Raquelsantos explained that “US importers before only paid 2.5 percent custom duties until the trade war came in. Now they’re paying extra 25 percent in tariff for a total of 27.5 percent. The next tranche is supposed to come this year, where an additional 10 to 25 percent (will be added on) for imports with additional processing or assembly on the component part, but we had been placed on hold for some more negotiations before the Covid-19 outbreak became a global pandemic.”
Raquelsantos compared this to the tariffs on Philippine-sourced products. “If they import from the Philippines, where we enjoy GSP (General Scheme of Preference), they practically pay zero tariff. I heard that Thailand is already graduating from their previous GSP to the United States, so now they will be subject to relative tariff and customs duties, which now makes our locally manufactured parts more competitive, especially in comparison with China-made parts,” he said.
PPMA had been planning the trade mission since mid-2019. Raquelsantos added that this was due to inquiries from the United States and even some North American companies operating in China that have “already visited us in the Philippines and scouting for some joint ventures or technical agreements to produce their parts in the Philippines”.
It was only last January that the group decided to push through when the Department of Trade and Industry (DTI) organized a formal trade mission to New York along with members of other manufacturing industries.
“However, due to the Covid-2019 outbreak, government representatives were advised to cancel foreign trips. Our association decided to push through with our trip. Trade representatives in the Philippine embassy in the United States continued to coordinate and hook us up with prospective clients, not only in New York but also in Pennsylvania and Los Angeles. Moreover, while Thailand and Vietnam were reeling from the outbreak, we strategically went ahead with this roadshow,” narrated Raquelsantos.

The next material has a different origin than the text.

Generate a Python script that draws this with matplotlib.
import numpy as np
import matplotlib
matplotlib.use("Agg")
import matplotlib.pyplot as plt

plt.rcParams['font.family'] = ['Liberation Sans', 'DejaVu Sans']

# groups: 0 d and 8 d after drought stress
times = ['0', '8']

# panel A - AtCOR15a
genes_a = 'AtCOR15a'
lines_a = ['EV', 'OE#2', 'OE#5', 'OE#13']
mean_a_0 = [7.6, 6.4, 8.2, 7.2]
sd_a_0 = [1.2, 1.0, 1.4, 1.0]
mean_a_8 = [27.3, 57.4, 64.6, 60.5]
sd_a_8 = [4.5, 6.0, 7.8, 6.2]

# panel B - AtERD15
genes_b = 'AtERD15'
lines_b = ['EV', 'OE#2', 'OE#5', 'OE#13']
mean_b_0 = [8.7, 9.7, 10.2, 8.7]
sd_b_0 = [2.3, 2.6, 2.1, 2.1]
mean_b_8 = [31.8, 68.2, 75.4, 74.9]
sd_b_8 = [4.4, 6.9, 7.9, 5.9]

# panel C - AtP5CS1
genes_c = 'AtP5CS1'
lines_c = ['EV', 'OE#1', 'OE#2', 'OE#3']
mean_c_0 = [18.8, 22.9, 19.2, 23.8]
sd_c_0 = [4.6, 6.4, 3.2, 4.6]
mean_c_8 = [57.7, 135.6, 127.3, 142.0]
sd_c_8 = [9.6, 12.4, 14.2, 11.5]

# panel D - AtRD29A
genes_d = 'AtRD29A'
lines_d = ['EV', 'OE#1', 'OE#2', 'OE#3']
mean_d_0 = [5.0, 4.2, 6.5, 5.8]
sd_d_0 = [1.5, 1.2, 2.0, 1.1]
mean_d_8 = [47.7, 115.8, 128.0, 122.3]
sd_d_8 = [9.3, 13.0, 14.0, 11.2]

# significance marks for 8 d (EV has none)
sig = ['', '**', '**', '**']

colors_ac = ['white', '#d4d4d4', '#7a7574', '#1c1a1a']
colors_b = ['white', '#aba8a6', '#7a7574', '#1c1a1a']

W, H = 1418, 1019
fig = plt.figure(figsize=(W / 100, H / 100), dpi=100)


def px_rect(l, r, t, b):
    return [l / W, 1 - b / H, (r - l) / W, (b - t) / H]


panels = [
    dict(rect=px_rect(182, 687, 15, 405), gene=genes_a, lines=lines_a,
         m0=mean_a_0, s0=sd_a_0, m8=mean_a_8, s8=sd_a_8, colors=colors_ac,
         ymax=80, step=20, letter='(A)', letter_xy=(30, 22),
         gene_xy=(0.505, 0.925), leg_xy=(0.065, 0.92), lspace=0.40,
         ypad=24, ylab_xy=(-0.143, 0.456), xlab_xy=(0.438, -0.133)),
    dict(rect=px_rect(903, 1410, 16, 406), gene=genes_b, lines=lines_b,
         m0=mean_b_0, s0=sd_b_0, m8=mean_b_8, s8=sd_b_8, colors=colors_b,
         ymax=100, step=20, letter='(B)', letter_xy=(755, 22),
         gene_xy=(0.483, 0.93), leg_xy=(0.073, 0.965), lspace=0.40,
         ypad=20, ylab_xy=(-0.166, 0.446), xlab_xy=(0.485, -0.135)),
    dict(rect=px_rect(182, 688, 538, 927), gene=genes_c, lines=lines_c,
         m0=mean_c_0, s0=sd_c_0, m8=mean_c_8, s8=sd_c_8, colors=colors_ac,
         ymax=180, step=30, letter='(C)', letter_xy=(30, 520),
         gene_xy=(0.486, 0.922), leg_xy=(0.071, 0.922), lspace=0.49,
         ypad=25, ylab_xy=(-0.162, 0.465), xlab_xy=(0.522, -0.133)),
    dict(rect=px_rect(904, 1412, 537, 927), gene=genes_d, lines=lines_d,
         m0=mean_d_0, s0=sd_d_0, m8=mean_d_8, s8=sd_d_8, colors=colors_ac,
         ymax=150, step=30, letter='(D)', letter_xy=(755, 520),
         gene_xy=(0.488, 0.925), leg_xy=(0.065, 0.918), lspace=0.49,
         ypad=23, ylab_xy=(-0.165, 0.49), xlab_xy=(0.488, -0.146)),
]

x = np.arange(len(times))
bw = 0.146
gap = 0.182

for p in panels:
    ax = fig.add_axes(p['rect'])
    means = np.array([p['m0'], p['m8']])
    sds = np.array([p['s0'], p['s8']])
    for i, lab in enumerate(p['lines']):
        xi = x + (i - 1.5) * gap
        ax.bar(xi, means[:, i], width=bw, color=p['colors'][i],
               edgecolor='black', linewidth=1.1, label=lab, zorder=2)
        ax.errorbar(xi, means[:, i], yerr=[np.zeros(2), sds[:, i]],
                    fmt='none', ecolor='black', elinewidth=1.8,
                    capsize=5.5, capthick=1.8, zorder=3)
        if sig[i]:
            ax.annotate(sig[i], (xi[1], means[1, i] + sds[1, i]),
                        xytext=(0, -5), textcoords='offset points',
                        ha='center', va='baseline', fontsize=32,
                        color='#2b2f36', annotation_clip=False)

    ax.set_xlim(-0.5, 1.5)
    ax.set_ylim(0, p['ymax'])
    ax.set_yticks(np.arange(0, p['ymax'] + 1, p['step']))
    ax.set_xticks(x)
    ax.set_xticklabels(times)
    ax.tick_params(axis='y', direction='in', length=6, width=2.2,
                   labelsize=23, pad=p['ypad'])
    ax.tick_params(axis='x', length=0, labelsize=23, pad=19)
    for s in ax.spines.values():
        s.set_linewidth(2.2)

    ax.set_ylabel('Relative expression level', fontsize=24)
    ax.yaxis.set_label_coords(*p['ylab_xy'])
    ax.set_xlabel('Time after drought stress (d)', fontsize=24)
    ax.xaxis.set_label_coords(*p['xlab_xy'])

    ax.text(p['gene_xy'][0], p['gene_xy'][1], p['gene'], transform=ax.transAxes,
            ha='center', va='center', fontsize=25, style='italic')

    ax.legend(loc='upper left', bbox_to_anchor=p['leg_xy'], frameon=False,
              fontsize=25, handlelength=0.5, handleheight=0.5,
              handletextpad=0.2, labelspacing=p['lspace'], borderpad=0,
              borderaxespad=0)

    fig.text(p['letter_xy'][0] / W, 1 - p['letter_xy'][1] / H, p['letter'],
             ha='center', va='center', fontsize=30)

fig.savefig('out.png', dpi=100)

He revealed that the PPMA has been looking at the European auto market as well.
“Should the Covid-19 continue and paralyze production output from China, then re-sourcing is the next option. This is where we, the PPMA, wish to be involved. For other specific parts not available in the Philippines, these parts can still be sourced from other countries but will obviously be more expensive than what the previous prices of China-made products can sell,” said Raquelsantos.